[Source code of charts]
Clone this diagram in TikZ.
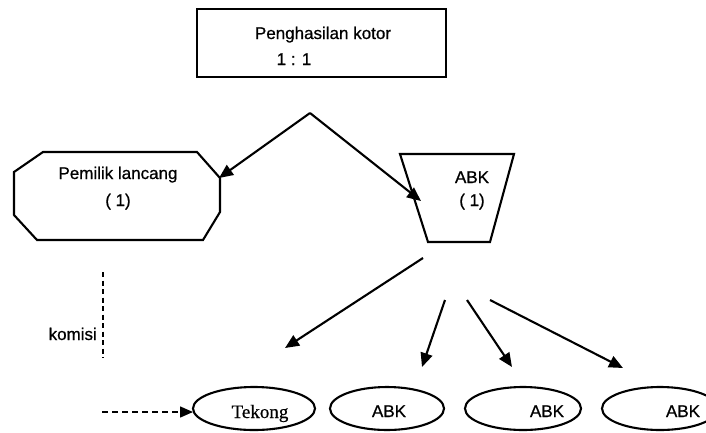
\documentclass[tikz,border=0pt]{standalone}
\usepackage{fontspec}
\setmainfont{Liberation Sans}[FakeBold=0.7]
\newfontfamily\serifface{Liberation Serif}[FakeBold=0.5]
\usetikzlibrary{arrows.meta}
\begin{document}
\begin{tikzpicture}[x=1pt,y=-1pt,
  outline/.style={draw=black,line width=2.1pt,line join=miter},
  label/.style={font=\fontsize{17}{20}\selectfont,anchor=base,inner sep=0pt},
  flow/.style={draw=black,line width=2.1pt,-{Triangle[length=14pt,width=12pt]}},
  dashflow/.style={draw=black,line width=1.5pt,dash pattern=on 6pt off 4pt,-{Triangle[length=13pt,width=11pt]}},
  commission/.style={draw=black,line width=2.4pt,dash pattern=on 5pt off 3.5pt}]
  \useasboundingbox (0,0) rectangle (706,432);
  \clip (0,0) rectangle (706,432);

  % gross income box
  \draw[outline] (197,9) rectangle (446,77);
  \node[label] (gross) at (323,39) {Penghasilan kotor};
  \node[label] (ratio) at (294,65) {1 : 1};

  % boat owner (octagon)
  \draw[outline] (43,152) -- (197,152) -- (220,178) -- (220,212) -- (203,240)
                 -- (37,240) -- (14,215) -- (14,172) -- cycle;
  \node[label] (owner) at (118,179) {Pemilik lancang};
  \node[label] (ownershare) at (118,206) {( 1)};

  % crew (trapezoid)
  \draw[outline] (400,154) -- (514,154) -- (490,242) -- (428,242) -- cycle;
  \node[label] (crew) at (472,183) {ABK};
  \node[label] (crewshare) at (472,206) {( 1)};

  % split of the gross income
  \coordinate (split) at (310,113);
  \coordinate (ownerin) at (219,178);
  \coordinate (crewin) at (421,201);
  \draw[flow] (split) -- (ownerin);
  \draw[flow] (split) -- (crewin);

  % commission line
  \coordinate (comtop) at (103,272);
  \coordinate (combot) at (103,358);
  \draw[commission] (comtop) -- (combot);
  \node[label,anchor=base east] (komisi) at (97,340) {komisi};

  % crew members
  \draw[outline] (254,408.5) ellipse [x radius=61,y radius=21.5];
  \draw[outline] (387,408.5) ellipse [x radius=57,y radius=21.5];
  \draw[outline] (523,408.5) ellipse [x radius=58,y radius=21.5];
  \draw[outline] (660,408.5) ellipse [x radius=58,y radius=21.5];
  \node[label,font=\serifface\fontsize{19}{22}\selectfont] (tekong) at (260,418) {Tekong};
  \node[label] (abka) at (389,417) {ABK};
  \node[label] (abkb) at (547,417) {ABK};
  \node[label] (abkc) at (683,417) {ABK};

  % distribution of the crew share
  \coordinate (crewout) at (423,258);
  \coordinate (tekongin) at (285,348);
  \coordinate (outa) at (445,300);
  \coordinate (ina) at (422,367);
  \coordinate (outb) at (467,300);
  \coordinate (inb) at (512,367);
  \coordinate (outc) at (490,300);
  \coordinate (inc) at (623,368);
  \draw[flow] (crewout) -- (tekongin);
  \draw[flow] (outa) -- (ina);
  \draw[flow] (outb) -- (inb);
  \draw[flow] (outc) -- (inc);

  % commission to the skipper
  \coordinate (comstart) at (102,412);
  \coordinate (tekongleft) at (193,412);
  \draw[dashflow] (comstart) -- (tekongleft);
\end{tikzpicture}
\end{document}
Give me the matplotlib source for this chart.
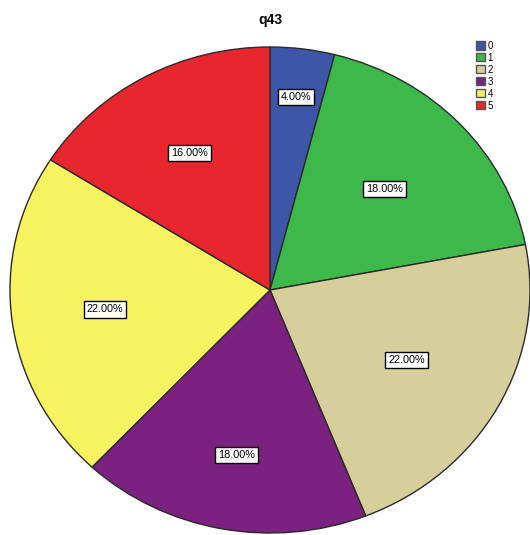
import numpy as np
import matplotlib.pyplot as plt
import matplotlib as mpl

mpl.rcParams['font.family'] = ['Liberation Sans', 'DejaVu Sans']

# data
categories = ['0', '1', '2', '3', '4', '5']
percent = [4, 18, 22, 18, 22, 16]
colors = ['#3d56a8', '#3cb94a', '#d6cf9c', '#7b2180', '#f6f260', '#e8262d']

# how far out each label box sits (fraction of radius)
label_dist = [0.80, 0.605, 0.60, 0.69, 0.64, 0.645]

fig = plt.figure(figsize=(5.3, 5.35), dpi=100)
ax = fig.add_axes([10 / 530, 2 / 535, 520 / 530, 486 / 535])

wedges, texts, autotexts = ax.pie(
    percent, colors=colors, startangle=90, counterclock=False,
    autopct='%.2f%%', pctdistance=0.63,
    wedgeprops=dict(edgecolor='#2a2a2a', linewidth=1.0),
    textprops=dict(fontsize=7.8, color='black'))

for w, t, d in zip(wedges, autotexts, label_dist):
    ang = np.deg2rad((w.theta1 + w.theta2) / 2)
    t.set_position((d * np.cos(ang), d * np.sin(ang)))
    t.set_bbox(dict(facecolor='white', edgecolor='black', linewidth=1.0, pad=2.2))

ax.set_aspect('auto')
ax.set_xlim(-1.0, 1.0)
ax.set_ylim(-1.0, 1.0)
ax.axis('off')

fig.text(270 / 530, 1 - 20 / 535, 'q43', ha='center', va='center',
         fontsize=10, fontweight='bold')

handles = [mpl.patches.Patch(facecolor=c, edgecolor='#555555') for c in colors]
fig.legend(handles, categories, loc='upper left',
           bbox_to_anchor=(471 / 530, 1 - 36 / 535), frameon=False,
           fontsize=7, handlelength=0.9, handleheight=0.9,
           handletextpad=0.3, labelspacing=0.2, borderpad=0)

fig.savefig('out.png', dpi=100)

_WHAT YOU ARE ASKED TO DO_
Transcribe the material exactly, and leave out whatever pictures it holds.

_SOLUTION TO THIS EXERCISE_
Clone this diagram in TikZ.
\documentclass[tikz,border=0pt]{standalone}
\usepackage{fontspec}
\setmainfont{Liberation Sans}[FakeBold=0.7]
\newfontfamily\serifface{Liberation Serif}[FakeBold=0.5]
\usetikzlibrary{arrows.meta}
\begin{document}
\begin{tikzpicture}[x=1pt,y=-1pt,
  outline/.style={draw=black,line width=2.1pt,line join=miter},
  label/.style={font=\fontsize{17}{20}\selectfont,anchor=base,inner sep=0pt},
  flow/.style={draw=black,line width=2.1pt,-{Triangle[length=14pt,width=12pt]}},
  dashflow/.style={draw=black,line width=1.5pt,dash pattern=on 6pt off 4pt,-{Triangle[length=13pt,width=11pt]}},
  commission/.style={draw=black,line width=2.4pt,dash pattern=on 5pt off 3.5pt}]
  \useasboundingbox (0,0) rectangle (706,432);
  \clip (0,0) rectangle (706,432);

  % gross income box
  \draw[outline] (197,9) rectangle (446,77);
  \node[label] (gross) at (323,39) {Penghasilan kotor};
  \node[label] (ratio) at (294,65) {1 : 1};

  % boat owner (octagon)
  \draw[outline] (43,152) -- (197,152) -- (220,178) -- (220,212) -- (203,240)
                 -- (37,240) -- (14,215) -- (14,172) -- cycle;
  \node[label] (owner) at (118,179) {Pemilik lancang};
  \node[label] (ownershare) at (118,206) {( 1)};

  % crew (trapezoid)
  \draw[outline] (400,154) -- (514,154) -- (490,242) -- (428,242) -- cycle;
  \node[label] (crew) at (472,183) {ABK};
  \node[label] (crewshare) at (472,206) {( 1)};

  % split of the gross income
  \coordinate (split) at (310,113);
  \coordinate (ownerin) at (219,178);
  \coordinate (crewin) at (421,201);
  \draw[flow] (split) -- (ownerin);
  \draw[flow] (split) -- (crewin);

  % commission line
  \coordinate (comtop) at (103,272);
  \coordinate (combot) at (103,358);
  \draw[commission] (comtop) -- (combot);
  \node[label,anchor=base east] (komisi) at (97,340) {komisi};

  % crew members
  \draw[outline] (254,408.5) ellipse [x radius=61,y radius=21.5];
  \draw[outline] (387,408.5) ellipse [x radius=57,y radius=21.5];
  \draw[outline] (523,408.5) ellipse [x radius=58,y radius=21.5];
  \draw[outline] (660,408.5) ellipse [x radius=58,y radius=21.5];
  \node[label,font=\serifface\fontsize{19}{22}\selectfont] (tekong) at (260,418) {Tekong};
  \node[label] (abka) at (389,417) {ABK};
  \node[label] (abkb) at (547,417) {ABK};
  \node[label] (abkc) at (683,417) {ABK};

  % distribution of the crew share
  \coordinate (crewout) at (423,258);
  \coordinate (tekongin) at (285,348);
  \coordinate (outa) at (445,300);
  \coordinate (ina) at (422,367);
  \coordinate (outb) at (467,300);
  \coordinate (inb) at (512,367);
  \coordinate (outc) at (490,300);
  \coordinate (inc) at (623,368);
  \draw[flow] (crewout) -- (tekongin);
  \draw[flow] (outa) -- (ina);
  \draw[flow] (outb) -- (inb);
  \draw[flow] (outc) -- (inc);

  % commission to the skipper
  \coordinate (comstart) at (102,412);
  \coordinate (tekongleft) at (193,412);
  \draw[dashflow] (comstart) -- (tekongleft);
\end{tikzpicture}
\end{document}
Give me the matplotlib source for this chart.
import numpy as np
import matplotlib.pyplot as plt
import matplotlib as mpl

mpl.rcParams['font.family'] = ['Liberation Sans', 'DejaVu Sans']

# data
categories = ['0', '1', '2', '3', '4', '5']
percent = [4, 18, 22, 18, 22, 16]
colors = ['#3d56a8', '#3cb94a', '#d6cf9c', '#7b2180', '#f6f260', '#e8262d']

# how far out each label box sits (fraction of radius)
label_dist = [0.80, 0.605, 0.60, 0.69, 0.64, 0.645]

fig = plt.figure(figsize=(5.3, 5.35), dpi=100)
ax = fig.add_axes([10 / 530, 2 / 535, 520 / 530, 486 / 535])

wedges, texts, autotexts = ax.pie(
    percent, colors=colors, startangle=90, counterclock=False,
    autopct='%.2f%%', pctdistance=0.63,
    wedgeprops=dict(edgecolor='#2a2a2a', linewidth=1.0),
    textprops=dict(fontsize=7.8, color='black'))

for w, t, d in zip(wedges, autotexts, label_dist):
    ang = np.deg2rad((w.theta1 + w.theta2) / 2)
    t.set_position((d * np.cos(ang), d * np.sin(ang)))
    t.set_bbox(dict(facecolor='white', edgecolor='black', linewidth=1.0, pad=2.2))

ax.set_aspect('auto')
ax.set_xlim(-1.0, 1.0)
ax.set_ylim(-1.0, 1.0)
ax.axis('off')

fig.text(270 / 530, 1 - 20 / 535, 'q43', ha='center', va='center',
         fontsize=10, fontweight='bold')

handles = [mpl.patches.Patch(facecolor=c, edgecolor='#555555') for c in colors]
fig.legend(handles, categories, loc='upper left',
           bbox_to_anchor=(471 / 530, 1 - 36 / 535), frameon=False,
           fontsize=7, handlelength=0.9, handleheight=0.9,
           handletextpad=0.3, labelspacing=0.2, borderpad=0)

fig.savefig('out.png', dpi=100)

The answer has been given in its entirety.